Mission and Artistic Statement

Sometimes, people want us to be serious, and to tell them what we’re all about. Here’s some lingo for that.

Mission

Mad King Thomas’s mission is simple*:

  • to collaboratively and critically investigate the mundane and the sacred in a non-linear, multilayered language of bodies, sounds and images;
  • to share those investigations with others (usually through performance, spectacle, installation, film, education, and writing), by harvesting pop culture, history and personal stories and serving them with glitter, vulgarity and humor;
  • to subvert the heartbreaking mechanisms of the status quo and to ROMP IN THE NEW POSSIBILITIES OF A MORE AWESOME WORLD!

*Subject to change on whim. We reserve the right to be hopeful, decadent, radical, ornery, contrarian, unabashed, unashamed, bombastic, trashy, barbed, sexy, inconsistent, fantastical, serious, strange, ridiculous, and sad in the face of this incomprehensible, beautiful world, and we encourage others to do the same.

Artist Statement

We value shit; we poop gold.

We put on sparkles that are one size too small, then we make dances that ignore most definitions of dance. We say yes! to Madonna meeting Frank O’Hara, yes! to eating sausages on stage and singing Bohemian Rhapsody off-key. Yes! to crawling out of trash bags full of glitter and yes! to home-made pageantry. We love the world with a fierce passion and a fiercer discontent. Our sympathy is with the human, the messy, the amateur, the loving.

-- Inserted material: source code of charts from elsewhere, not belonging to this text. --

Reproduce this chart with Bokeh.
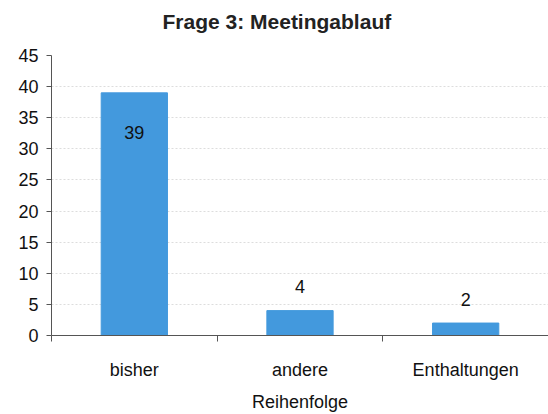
from bokeh.plotting import figure
from bokeh.models import FixedTicker, Range1d, ColumnDataSource, Title
from bokeh.core.properties import value
from bokeh.embed import file_html
from bokeh.resources import INLINE

# ---- data ----
categories = ["bisher", "andere\nReihenfolge", "Enthaltungen"]
counts = [39, 4, 2]
y_ticks = [0, 5, 10, 15, 20, 25, 30, 35, 40, 45]
title_text = "Frage 3: Meetingablauf"

FONT = "Liberation Sans"
BAR = "#4399dd"
AXIS = "#555555"

n = len(categories)
y_max = y_ticks[-1]
xs = [i + 0.5 for i in range(n)]
label_text = [str(v) for v in counts]
# labels above bar, or inside when there is no room above
offsets = [40 if v + 6 >= y_max else -24 for v in counts]

src = ColumnDataSource(dict(x=xs, top=counts, lab=label_text, off=offsets))

p = figure(width=548, height=414, output_backend="svg", toolbar_location=None,
           x_range=Range1d(0, n), y_range=Range1d(0, y_max),
           min_border_left=51, min_border_right=0, min_border_top=55,
           min_border_bottom=78, title=None)
p.outline_line_color = None
p.background_fill_color = "white"
p.border_fill_color = "white"

# gap between title and plot area
p.add_layout(Title(text=" ", text_font_size="10px", standoff=10), "above")
p.add_layout(Title(text=title_text, text_font=FONT, text_font_size="21px",
                   text_font_style="bold", text_color="#222222",
                   align="left", offset=111, standoff=0), "above")

p.vbar(x="x", top="top", width=0.4, bottom=0, source=src,
       fill_color=BAR, line_color=BAR)

p.text(x="x", y="top", text="lab", y_offset="off", source=src,
       text_align="center", text_baseline="middle",
       text_font=value(FONT), text_font_size="18px", text_color="#111111")

# y axis
p.yaxis.ticker = FixedTicker(ticks=y_ticks)
p.yaxis.axis_line_color = AXIS
p.yaxis.major_tick_line_color = AXIS
p.yaxis.major_tick_out = 5
p.yaxis.major_tick_in = 0
p.yaxis.minor_tick_line_color = None
p.yaxis.major_label_text_font = FONT
p.yaxis.major_label_text_font_size = "18px"
p.yaxis.major_label_text_color = "#111111"
p.yaxis.major_label_standoff = 8

# x axis
p.xaxis.ticker = FixedTicker(ticks=xs, minor_ticks=list(range(n + 1)))
p.xaxis.major_label_overrides = {x: c for x, c in zip(xs, categories)}
p.xaxis.axis_line_color = AXIS
p.xaxis.major_tick_line_color = None
p.xaxis.major_tick_out = 0
p.xaxis.major_tick_in = 0
p.xaxis.minor_tick_line_color = AXIS
p.xaxis.minor_tick_out = 6
p.xaxis.minor_tick_in = 0
p.xaxis.major_label_text_font = FONT
p.xaxis.major_label_text_font_size = "18px"
p.xaxis.major_label_text_color = "#111111"
p.xaxis.major_label_standoff = 18
p.xaxis.major_label_text_line_height = 1.6

p.xgrid.grid_line_color = None
p.ygrid.ticker = FixedTicker(ticks=y_ticks[1:])
p.ygrid.grid_line_color = "#dddddd"
p.ygrid.grid_line_dash = "2 2"

open("out.html", "w").write(file_html(p, INLINE))
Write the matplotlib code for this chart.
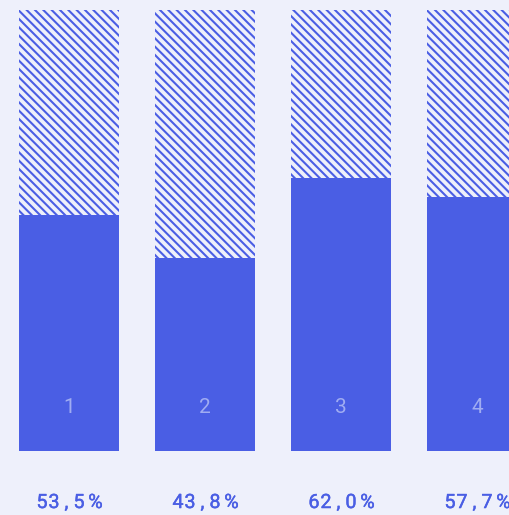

We make performance to intervene in a broken, unjust world. We find connection amidst chaos and harmony in contrarian cavorting. We are against so we can be for. When we feel like bullshitting, we call our work “fractured post-dramatic performance about power and identity.” We take our daily lived experiences, shove them together, and digest them into something performable. We layer these disparate moments and give them the chance to coexist in a strange and familiar landscape. Dead squirrels and star-gazing gods abut polar bears drinking Coke while relaxing on Astroturf, grilling the last orangutang.

We use these landscapes to subvert the ordinary. We want to tickle the edges of perception, to undo the ways we conspire against ourselves. We try being someone we are not, or we try being more of ourselves than we are. We watch the Pussycat Dolls on YouTube, then we stand in an inflatable pool filled with chocolate pudding and do our best imitation. We sweep up the trash left behind by the tyrant of capitalism and turn it into our jester’s motley.

Lifetimes ago we were child dancers, trained to exacting, unhappy standards. What we really loved was moving, not the perfection and toil. We realized that our bodies are the agents of everything we do, mundane, transcendent, or revolutionary. Now we reorder the world with our whole selves: imperfect bodies, subjective minds and vicious humor.

Laughter opens the sutures that hold us together. Let’s not be held together, let’s not protect ourselves or slip quietly into entertainment. Let’s fall apart at the edges and at the center. Let’s make things more awesome.